▸ EXERCISE INSTRUCTIONS: Quote exactly and only this range of lines in the data below: the line that holds "Emit a Python" to the line that holds "from matplotlib.ticker import FuncFormatter", both included.

▸ TASK MATERIAL:

** start **

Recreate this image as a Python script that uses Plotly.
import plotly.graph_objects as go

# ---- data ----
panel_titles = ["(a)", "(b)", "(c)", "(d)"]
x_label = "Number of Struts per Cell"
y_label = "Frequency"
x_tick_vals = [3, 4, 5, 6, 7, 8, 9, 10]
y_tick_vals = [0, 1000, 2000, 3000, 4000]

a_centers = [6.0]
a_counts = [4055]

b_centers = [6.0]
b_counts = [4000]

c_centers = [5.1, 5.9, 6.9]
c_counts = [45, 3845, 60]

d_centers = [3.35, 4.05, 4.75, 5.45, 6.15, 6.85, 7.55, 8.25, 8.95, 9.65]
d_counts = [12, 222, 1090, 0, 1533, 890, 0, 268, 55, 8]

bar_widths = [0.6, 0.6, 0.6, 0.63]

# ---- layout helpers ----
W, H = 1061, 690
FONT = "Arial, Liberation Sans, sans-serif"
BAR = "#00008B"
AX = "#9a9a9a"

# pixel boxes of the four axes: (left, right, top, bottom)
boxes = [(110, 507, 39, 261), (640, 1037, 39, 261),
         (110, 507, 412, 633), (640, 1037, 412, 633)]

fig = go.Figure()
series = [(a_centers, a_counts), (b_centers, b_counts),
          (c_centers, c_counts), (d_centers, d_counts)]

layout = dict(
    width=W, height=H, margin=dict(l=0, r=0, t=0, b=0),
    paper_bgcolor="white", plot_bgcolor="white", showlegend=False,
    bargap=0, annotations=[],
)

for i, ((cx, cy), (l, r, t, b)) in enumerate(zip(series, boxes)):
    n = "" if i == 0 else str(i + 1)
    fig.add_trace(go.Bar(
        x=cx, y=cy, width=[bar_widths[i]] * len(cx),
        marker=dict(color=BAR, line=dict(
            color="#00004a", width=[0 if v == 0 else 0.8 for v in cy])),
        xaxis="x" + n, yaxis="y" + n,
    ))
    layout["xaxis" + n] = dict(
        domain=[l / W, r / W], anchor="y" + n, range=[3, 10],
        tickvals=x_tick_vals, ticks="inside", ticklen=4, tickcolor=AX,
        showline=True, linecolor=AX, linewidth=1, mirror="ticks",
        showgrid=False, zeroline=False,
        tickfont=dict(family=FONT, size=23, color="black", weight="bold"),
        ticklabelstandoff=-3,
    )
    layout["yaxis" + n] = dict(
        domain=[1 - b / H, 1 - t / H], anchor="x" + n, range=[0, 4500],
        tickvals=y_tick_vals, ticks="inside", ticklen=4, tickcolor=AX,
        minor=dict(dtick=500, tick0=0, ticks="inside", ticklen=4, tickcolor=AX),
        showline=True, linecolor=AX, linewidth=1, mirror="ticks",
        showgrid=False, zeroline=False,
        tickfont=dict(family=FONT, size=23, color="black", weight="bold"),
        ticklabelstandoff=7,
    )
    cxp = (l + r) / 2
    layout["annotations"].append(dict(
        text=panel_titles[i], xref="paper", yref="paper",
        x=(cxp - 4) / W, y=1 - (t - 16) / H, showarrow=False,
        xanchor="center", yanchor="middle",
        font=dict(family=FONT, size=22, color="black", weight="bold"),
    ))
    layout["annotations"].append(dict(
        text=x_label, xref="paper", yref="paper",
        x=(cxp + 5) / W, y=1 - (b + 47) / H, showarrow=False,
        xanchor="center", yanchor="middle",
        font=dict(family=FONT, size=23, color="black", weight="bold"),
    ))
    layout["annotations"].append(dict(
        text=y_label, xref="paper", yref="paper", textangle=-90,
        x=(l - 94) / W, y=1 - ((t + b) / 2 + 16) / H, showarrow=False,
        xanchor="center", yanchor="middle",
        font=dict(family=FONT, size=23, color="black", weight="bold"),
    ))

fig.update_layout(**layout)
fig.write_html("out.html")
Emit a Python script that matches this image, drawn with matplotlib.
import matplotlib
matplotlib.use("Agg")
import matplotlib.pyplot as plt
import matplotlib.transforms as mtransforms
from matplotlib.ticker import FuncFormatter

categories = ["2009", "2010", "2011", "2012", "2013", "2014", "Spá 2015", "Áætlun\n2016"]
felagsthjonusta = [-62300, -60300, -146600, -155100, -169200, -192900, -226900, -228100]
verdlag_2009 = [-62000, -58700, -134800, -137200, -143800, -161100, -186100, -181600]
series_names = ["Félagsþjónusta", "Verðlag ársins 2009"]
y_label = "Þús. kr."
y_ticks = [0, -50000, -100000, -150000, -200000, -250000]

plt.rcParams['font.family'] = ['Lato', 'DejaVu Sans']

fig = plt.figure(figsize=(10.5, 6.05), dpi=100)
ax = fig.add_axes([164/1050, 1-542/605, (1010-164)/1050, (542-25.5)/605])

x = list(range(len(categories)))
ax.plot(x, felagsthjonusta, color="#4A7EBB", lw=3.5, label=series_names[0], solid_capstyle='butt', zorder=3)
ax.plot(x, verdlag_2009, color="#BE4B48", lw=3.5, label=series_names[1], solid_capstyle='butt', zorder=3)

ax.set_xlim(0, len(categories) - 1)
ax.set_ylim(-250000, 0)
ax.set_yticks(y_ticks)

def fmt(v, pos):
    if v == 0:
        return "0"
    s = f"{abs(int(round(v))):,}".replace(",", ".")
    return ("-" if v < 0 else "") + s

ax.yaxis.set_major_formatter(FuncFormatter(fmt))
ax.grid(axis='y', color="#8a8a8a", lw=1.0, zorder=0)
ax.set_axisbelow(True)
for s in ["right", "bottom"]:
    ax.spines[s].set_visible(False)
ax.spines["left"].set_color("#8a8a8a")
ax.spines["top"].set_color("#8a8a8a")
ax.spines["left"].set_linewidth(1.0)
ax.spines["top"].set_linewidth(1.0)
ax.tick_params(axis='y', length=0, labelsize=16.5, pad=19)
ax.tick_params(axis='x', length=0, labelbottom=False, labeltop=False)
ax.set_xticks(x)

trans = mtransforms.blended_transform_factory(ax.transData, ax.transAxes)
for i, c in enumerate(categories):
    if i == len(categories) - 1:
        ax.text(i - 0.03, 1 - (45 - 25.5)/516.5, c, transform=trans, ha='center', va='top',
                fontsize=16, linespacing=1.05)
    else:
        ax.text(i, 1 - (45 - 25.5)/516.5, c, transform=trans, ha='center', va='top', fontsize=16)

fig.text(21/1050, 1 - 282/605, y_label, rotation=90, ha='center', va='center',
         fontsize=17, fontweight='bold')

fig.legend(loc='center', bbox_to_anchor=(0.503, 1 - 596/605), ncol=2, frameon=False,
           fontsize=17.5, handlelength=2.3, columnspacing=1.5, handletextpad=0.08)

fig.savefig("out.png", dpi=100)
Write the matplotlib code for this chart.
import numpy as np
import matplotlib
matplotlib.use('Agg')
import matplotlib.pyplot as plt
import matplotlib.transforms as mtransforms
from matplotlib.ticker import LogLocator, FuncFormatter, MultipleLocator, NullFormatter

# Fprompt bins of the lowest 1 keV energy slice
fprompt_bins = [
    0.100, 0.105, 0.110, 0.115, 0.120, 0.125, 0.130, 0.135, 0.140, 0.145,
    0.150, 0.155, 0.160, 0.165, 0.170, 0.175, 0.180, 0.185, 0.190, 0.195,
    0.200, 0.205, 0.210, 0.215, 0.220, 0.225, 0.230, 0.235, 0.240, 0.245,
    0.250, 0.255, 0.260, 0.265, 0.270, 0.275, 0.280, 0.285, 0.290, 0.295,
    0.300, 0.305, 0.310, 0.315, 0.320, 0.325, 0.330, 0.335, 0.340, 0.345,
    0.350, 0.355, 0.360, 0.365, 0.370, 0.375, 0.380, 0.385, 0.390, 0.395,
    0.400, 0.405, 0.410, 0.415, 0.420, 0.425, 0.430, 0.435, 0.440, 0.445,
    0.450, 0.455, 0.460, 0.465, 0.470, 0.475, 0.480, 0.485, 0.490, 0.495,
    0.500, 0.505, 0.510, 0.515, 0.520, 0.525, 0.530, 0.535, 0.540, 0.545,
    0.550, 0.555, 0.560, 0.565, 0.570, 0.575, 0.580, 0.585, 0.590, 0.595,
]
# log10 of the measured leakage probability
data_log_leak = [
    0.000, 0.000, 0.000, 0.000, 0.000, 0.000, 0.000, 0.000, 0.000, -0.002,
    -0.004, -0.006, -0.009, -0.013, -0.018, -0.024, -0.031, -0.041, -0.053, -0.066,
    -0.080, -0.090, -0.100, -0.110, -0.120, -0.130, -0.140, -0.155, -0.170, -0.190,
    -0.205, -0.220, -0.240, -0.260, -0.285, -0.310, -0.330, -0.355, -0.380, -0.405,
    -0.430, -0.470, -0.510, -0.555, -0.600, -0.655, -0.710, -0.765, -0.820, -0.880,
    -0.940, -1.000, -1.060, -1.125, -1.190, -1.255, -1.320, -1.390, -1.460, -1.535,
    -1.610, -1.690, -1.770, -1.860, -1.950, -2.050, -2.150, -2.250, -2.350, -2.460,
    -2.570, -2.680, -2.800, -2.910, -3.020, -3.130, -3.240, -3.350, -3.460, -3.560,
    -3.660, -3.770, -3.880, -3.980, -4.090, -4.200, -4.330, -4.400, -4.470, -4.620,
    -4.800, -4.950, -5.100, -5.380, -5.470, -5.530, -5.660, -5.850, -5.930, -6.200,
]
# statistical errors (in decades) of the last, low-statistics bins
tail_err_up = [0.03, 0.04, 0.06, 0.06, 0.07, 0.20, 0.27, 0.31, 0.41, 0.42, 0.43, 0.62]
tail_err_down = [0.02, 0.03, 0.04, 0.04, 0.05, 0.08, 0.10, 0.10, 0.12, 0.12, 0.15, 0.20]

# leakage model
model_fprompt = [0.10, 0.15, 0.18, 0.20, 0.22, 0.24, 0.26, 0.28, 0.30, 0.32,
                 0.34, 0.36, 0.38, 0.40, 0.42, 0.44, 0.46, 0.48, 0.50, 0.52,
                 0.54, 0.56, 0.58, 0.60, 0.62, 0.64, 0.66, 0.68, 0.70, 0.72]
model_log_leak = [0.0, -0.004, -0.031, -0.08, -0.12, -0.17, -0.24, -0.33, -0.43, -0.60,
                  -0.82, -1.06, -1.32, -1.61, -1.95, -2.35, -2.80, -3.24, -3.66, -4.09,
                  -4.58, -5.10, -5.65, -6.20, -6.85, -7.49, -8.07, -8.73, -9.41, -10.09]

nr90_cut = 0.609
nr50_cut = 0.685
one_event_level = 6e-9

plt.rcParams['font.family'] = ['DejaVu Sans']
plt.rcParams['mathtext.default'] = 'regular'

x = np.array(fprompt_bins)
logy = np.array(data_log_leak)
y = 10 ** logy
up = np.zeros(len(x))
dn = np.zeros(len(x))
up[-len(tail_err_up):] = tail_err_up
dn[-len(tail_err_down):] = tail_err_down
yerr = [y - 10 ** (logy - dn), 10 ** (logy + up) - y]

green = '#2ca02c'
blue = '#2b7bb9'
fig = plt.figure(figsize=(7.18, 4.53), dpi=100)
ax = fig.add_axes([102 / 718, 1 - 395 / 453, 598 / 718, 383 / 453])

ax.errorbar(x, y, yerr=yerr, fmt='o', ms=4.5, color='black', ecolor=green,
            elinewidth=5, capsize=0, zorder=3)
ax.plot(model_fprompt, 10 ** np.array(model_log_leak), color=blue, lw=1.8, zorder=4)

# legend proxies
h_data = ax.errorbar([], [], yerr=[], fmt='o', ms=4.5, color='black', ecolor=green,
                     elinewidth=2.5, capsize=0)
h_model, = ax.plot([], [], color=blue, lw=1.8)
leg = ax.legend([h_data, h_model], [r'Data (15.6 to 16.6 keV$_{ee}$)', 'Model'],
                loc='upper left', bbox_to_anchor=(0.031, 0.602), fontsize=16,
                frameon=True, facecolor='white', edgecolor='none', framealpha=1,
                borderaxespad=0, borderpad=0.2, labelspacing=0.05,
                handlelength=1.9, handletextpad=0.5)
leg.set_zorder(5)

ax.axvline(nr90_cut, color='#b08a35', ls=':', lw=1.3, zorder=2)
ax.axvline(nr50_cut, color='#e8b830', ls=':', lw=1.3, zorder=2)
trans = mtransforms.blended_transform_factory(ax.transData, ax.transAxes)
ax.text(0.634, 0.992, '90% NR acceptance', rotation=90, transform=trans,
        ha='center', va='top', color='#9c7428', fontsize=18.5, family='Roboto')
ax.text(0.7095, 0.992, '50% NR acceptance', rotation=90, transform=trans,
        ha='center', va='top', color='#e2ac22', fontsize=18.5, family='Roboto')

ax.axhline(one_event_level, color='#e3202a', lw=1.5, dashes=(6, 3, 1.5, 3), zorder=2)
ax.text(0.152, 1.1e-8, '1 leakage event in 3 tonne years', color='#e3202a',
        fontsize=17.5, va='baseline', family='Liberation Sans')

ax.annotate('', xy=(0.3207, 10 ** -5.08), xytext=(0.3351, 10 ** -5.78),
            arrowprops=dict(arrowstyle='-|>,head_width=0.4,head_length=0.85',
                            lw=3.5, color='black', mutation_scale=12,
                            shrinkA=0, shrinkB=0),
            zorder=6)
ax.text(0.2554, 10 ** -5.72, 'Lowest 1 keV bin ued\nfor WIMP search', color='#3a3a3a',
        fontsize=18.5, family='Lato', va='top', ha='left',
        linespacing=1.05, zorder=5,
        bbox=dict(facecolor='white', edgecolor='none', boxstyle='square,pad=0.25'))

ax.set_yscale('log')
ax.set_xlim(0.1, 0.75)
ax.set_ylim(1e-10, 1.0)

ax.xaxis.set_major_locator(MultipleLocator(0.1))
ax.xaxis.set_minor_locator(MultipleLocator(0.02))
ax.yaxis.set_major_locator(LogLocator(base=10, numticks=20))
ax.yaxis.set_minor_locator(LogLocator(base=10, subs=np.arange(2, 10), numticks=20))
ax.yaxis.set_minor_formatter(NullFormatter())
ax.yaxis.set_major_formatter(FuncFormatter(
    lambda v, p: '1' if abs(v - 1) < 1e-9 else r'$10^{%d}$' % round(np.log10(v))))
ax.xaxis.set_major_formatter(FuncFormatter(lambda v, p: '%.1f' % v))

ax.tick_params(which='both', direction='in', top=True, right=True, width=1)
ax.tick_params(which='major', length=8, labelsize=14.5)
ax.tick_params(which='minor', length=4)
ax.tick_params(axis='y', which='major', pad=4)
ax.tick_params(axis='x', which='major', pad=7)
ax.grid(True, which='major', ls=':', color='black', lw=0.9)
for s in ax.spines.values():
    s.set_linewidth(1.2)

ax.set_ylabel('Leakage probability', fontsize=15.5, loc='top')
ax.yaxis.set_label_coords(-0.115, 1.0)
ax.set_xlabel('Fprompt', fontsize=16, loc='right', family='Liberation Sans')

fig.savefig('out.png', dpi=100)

** end **

▸ TASK OUTPUT:
Emit a Python script that matches this image, drawn with matplotlib.
import matplotlib
matplotlib.use("Agg")
import matplotlib.pyplot as plt
import matplotlib.transforms as mtransforms
from matplotlib.ticker import FuncFormatter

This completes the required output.